Signed-off-by: Michael Hanselmann <hansmi@google.com>
Reviewed-by: Guido Trotter <ultrotter@google.com>

lib/bootstrap.py
lib/rpc.py

index 365eb7f..4edb1b3 100644 (file)
@@ -110,7 +110,7 @@ def GenerateHmacKey(file_name):
   utils.WriteFile(file_name, data=utils.GenerateSecret(), mode=0400)
 
 
-def _InitGanetiServerSetup():
+def _InitGanetiServerSetup(master_name):
   """Setup the necessary configuration for the initial node daemon.
 
   This creates the nodepass file containing the shared password for
@@ -133,6 +133,19 @@ def _InitGanetiServerSetup():
                              " had exitcode %s and error %s" %
                              (result.cmd, result.exit_code, result.output))
 
+  # Wait for node daemon to become responsive
+  end_time = time.time() + 10.0
+  while True:
+    result = rpc.RpcRunner.call_version([master_name])[master_name]

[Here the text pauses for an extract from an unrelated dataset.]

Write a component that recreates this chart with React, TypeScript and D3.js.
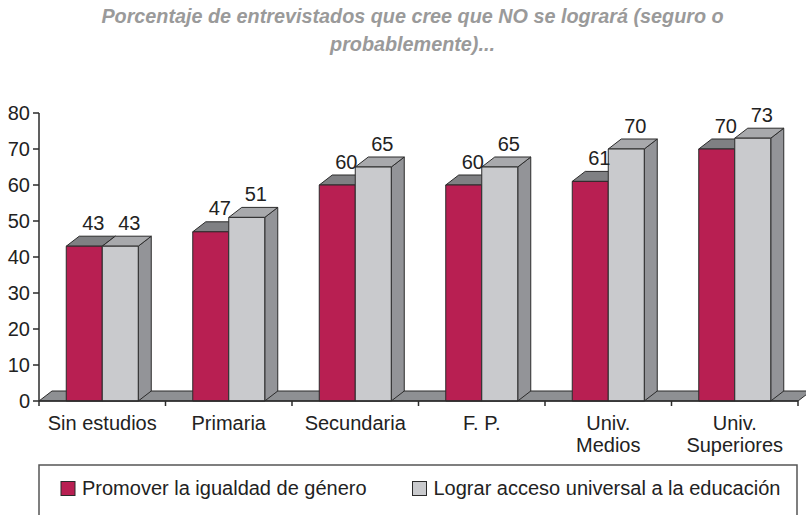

+    if not result.fail_msg:
+      break
+
+    if time.time() > end_time:
+      raise errors.OpExecError("Node daemon didn't answer queries within"
+                               " 10 seconds")
+
+    time.sleep(1)
+
 
 def InitCluster(cluster_name, mac_prefix,
                 master_netdev, file_storage_dir, candidate_pool_size,
@@ -241,7 +254,7 @@ def InitCluster(cluster_name, mac_prefix,
     hv_class.CheckParameterSyntax(hv_params)
 
   # set up the inter-node password and certificate
-  _InitGanetiServerSetup()
+  _InitGanetiServerSetup(hostname.name)
 
   # set up ssh config and /etc/hosts
   sshline = utils.ReadFile(constants.SSH_HOST_RSA_PUB)
index 780f601..3c12e2a 100644 (file)
@@ -730,13 +730,14 @@ class RpcRunner(object):
     # TODO: should this method query down nodes?
     return cls._StaticMultiNodeCall(node_list, "master_info", [])
 
-  def call_version(self, node_list):
+  @classmethod
+  def call_version(cls, node_list):
     """Query node version.
 
     This is a multi-node call.
 
     """
-    return self._MultiNodeCall(node_list, "version", [])
+    return cls._StaticMultiNodeCall(node_list, "version", [])
 
   def call_blockdev_create(self, node, bdev, size, owner, on_primary, info):
     """Request creation of a given block device.